RECORDED INFORMATION>
# # # #

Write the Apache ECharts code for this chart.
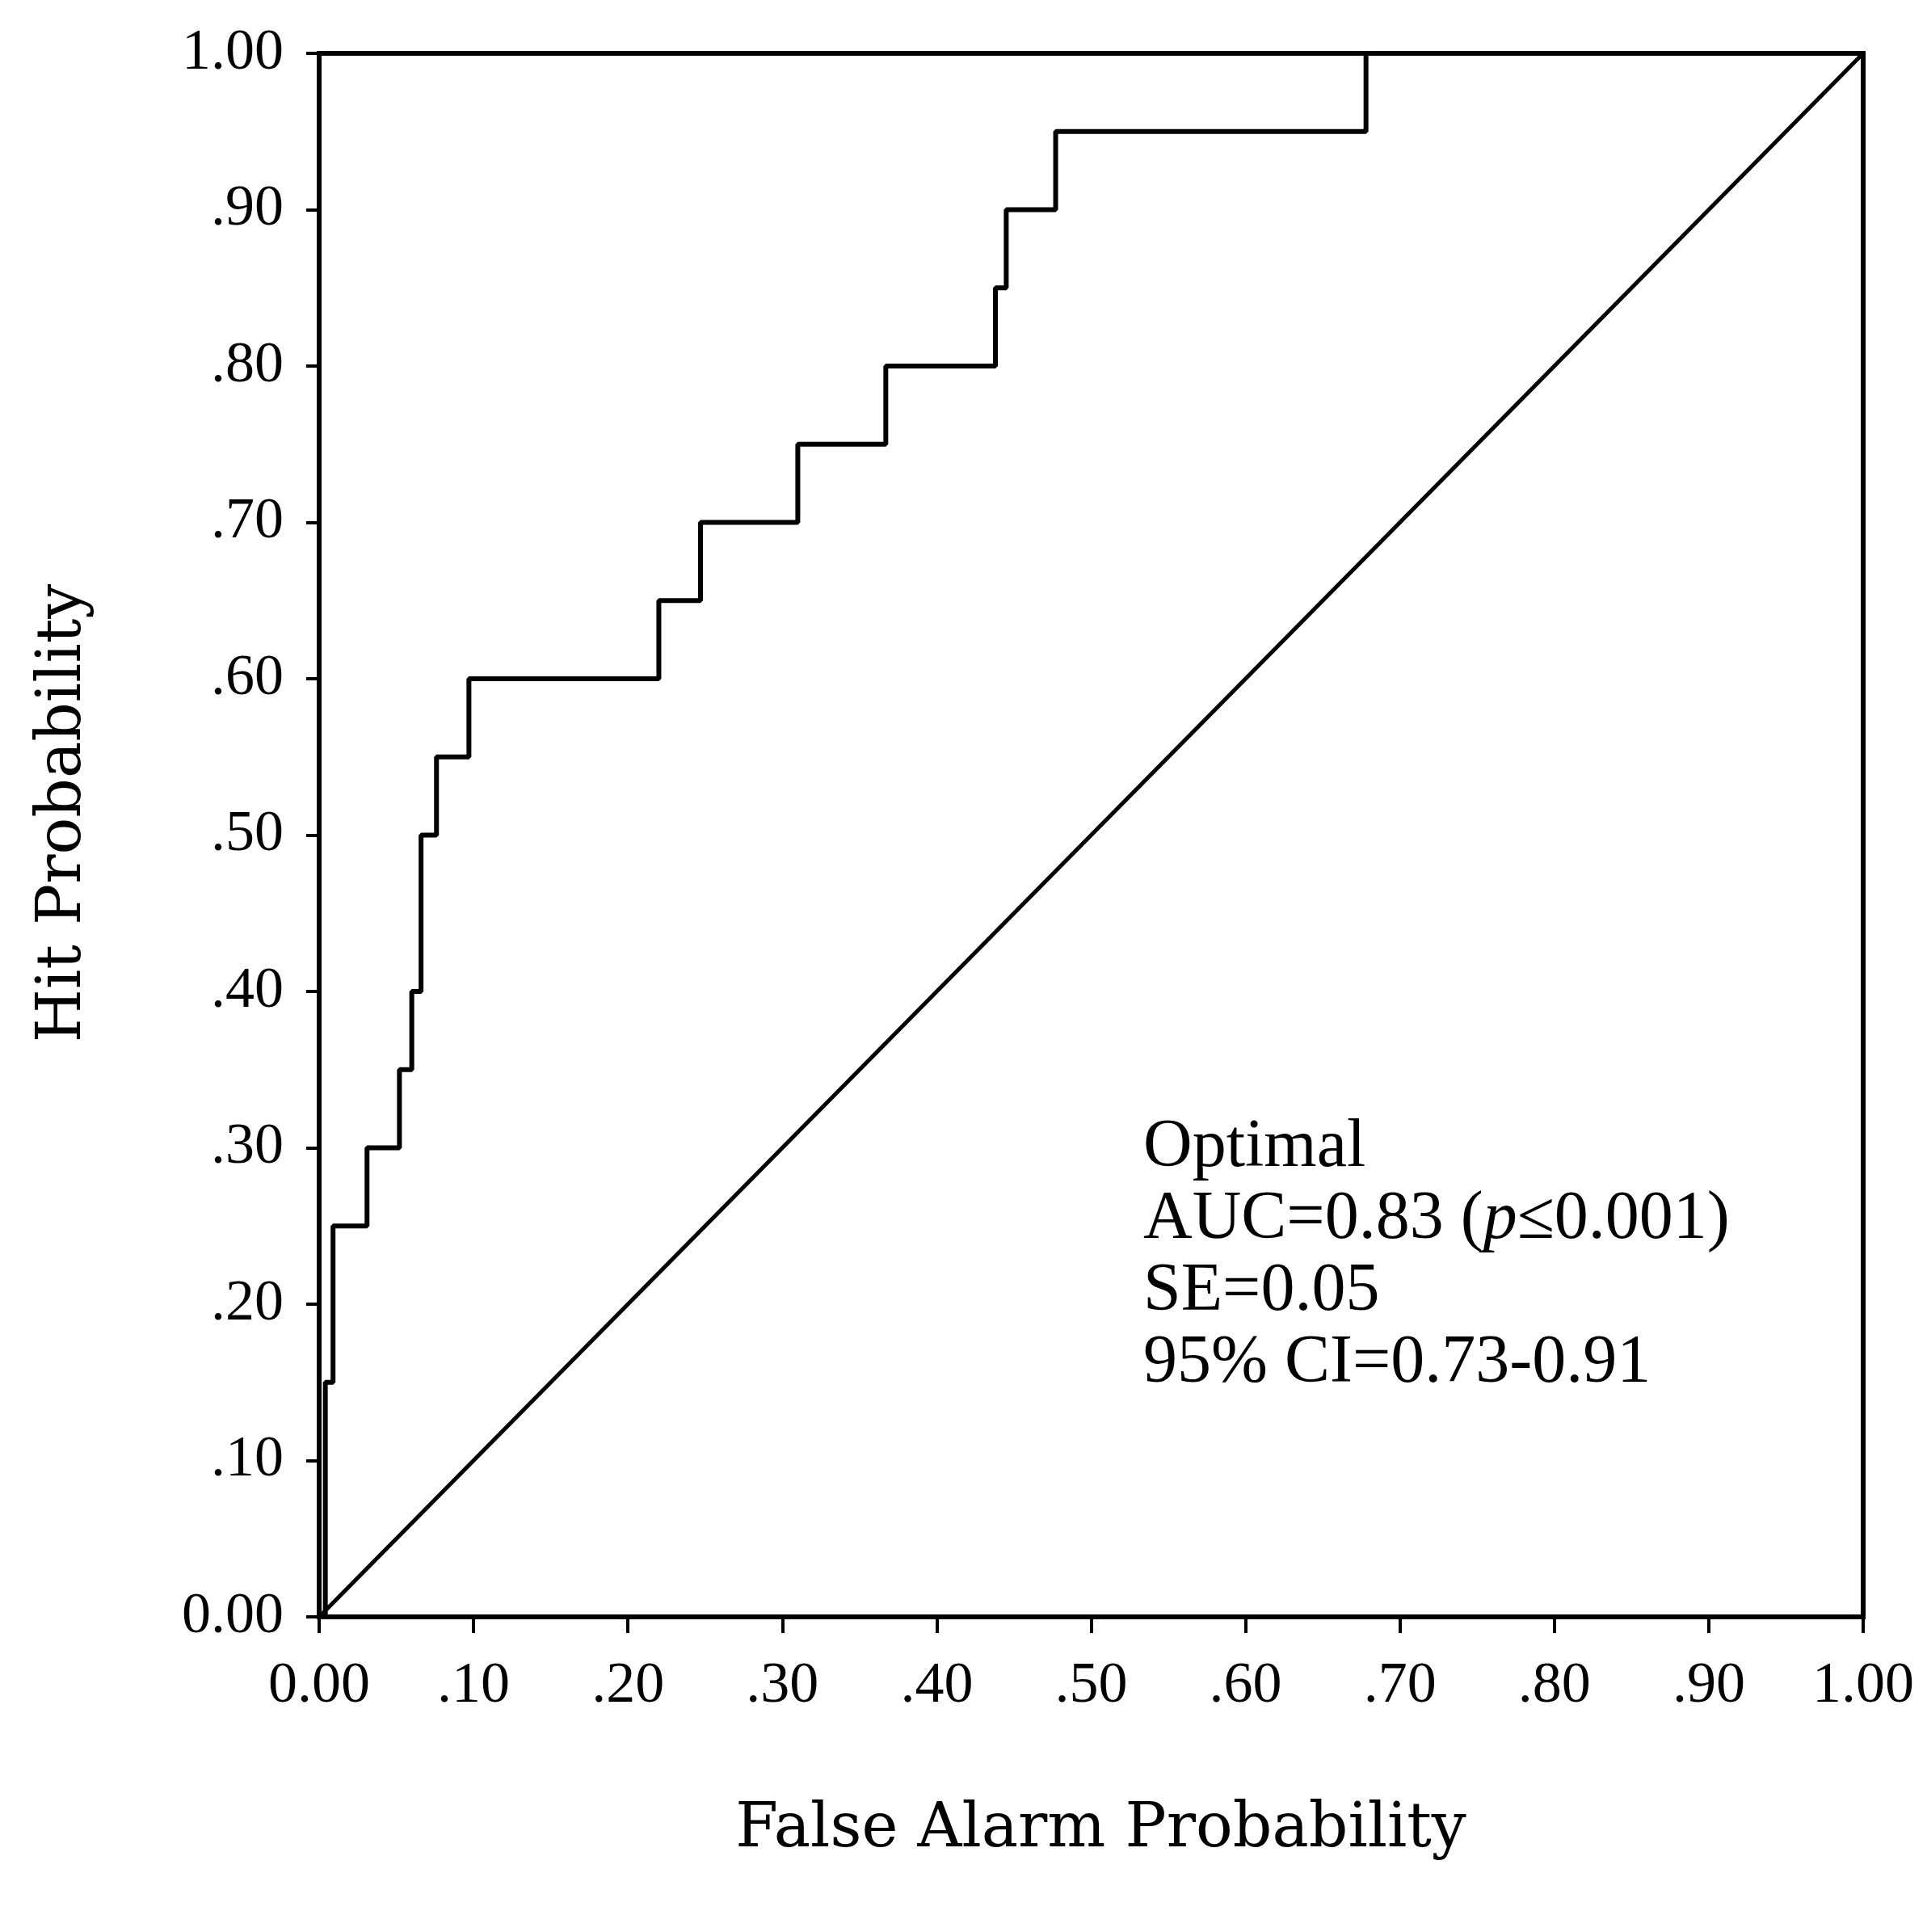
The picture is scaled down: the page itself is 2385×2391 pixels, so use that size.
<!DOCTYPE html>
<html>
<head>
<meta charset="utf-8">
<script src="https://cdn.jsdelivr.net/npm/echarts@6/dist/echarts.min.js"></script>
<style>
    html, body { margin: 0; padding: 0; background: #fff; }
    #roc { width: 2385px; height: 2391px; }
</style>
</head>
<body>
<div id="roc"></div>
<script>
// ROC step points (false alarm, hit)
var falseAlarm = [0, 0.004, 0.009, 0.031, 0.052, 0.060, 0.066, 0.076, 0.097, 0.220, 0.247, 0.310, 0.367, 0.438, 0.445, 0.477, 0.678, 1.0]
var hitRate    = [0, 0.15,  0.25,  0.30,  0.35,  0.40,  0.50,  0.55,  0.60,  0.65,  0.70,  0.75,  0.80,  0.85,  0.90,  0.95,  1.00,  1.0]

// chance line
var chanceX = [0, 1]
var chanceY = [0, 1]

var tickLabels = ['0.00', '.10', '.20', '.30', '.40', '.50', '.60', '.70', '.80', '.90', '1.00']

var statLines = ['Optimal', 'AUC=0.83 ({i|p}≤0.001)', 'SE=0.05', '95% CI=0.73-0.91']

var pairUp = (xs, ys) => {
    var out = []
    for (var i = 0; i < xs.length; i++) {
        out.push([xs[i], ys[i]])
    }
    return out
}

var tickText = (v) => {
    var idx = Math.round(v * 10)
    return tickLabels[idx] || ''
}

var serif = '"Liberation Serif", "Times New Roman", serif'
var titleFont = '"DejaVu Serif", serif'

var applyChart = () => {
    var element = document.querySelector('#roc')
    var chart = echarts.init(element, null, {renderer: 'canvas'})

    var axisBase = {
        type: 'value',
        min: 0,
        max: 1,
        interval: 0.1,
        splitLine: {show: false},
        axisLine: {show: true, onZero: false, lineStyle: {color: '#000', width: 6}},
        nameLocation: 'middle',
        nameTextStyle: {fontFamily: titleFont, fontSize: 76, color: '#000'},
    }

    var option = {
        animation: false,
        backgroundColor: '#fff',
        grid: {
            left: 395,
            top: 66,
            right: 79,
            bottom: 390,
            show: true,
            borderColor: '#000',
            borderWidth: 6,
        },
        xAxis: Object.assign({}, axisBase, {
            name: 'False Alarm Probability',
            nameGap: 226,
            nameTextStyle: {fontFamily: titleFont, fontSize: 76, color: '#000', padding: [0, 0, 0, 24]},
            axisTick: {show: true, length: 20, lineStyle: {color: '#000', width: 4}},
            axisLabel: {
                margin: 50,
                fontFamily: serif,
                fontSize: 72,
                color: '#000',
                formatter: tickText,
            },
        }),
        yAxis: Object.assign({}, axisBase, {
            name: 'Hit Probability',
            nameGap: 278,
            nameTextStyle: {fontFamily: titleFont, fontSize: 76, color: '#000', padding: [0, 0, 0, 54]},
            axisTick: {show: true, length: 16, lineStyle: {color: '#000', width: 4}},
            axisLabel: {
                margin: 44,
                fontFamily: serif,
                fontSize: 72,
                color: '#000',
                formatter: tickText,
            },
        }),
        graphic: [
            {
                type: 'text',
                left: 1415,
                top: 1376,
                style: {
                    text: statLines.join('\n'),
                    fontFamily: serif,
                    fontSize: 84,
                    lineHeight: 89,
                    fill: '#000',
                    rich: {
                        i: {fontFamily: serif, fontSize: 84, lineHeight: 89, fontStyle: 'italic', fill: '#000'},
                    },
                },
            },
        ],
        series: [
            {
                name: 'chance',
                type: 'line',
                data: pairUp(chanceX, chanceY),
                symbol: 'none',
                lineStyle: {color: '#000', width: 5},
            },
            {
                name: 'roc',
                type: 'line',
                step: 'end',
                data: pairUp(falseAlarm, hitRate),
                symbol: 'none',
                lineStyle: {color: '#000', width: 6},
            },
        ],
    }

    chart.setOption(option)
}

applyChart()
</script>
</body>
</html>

# # # #

YOUR GOAL>
Print exactly the run of lines that starts at the line with "The picture is" and ends at the line with "var statLines = ['Optimal', 'AUC=0.83". Leave out every other line.

IN RESPONSE>
The picture is scaled down: the page itself is 2385×2391 pixels, so use that size.
<!DOCTYPE html>
<html>
<head>
<meta charset="utf-8">
<script src="https://cdn.jsdelivr.net/npm/echarts@6/dist/echarts.min.js"></script>
<style>
    html, body { margin: 0; padding: 0; background: #fff; }
    #roc { width: 2385px; height: 2391px; }
</style>
</head>
<body>
<div id="roc"></div>
<script>
// ROC step points (false alarm, hit)
var falseAlarm = [0, 0.004, 0.009, 0.031, 0.052, 0.060, 0.066, 0.076, 0.097, 0.220, 0.247, 0.310, 0.367, 0.438, 0.445, 0.477, 0.678, 1.0]
var hitRate    = [0, 0.15,  0.25,  0.30,  0.35,  0.40,  0.50,  0.55,  0.60,  0.65,  0.70,  0.75,  0.80,  0.85,  0.90,  0.95,  1.00,  1.0]

// chance line
var chanceX = [0, 1]
var chanceY = [0, 1]

var tickLabels = ['0.00', '.10', '.20', '.30', '.40', '.50', '.60', '.70', '.80', '.90', '1.00']

var statLines = ['Optimal', 'AUC=0.83 ({i|p}≤0.001)', 'SE=0.05', '95% CI=0.73-0.91']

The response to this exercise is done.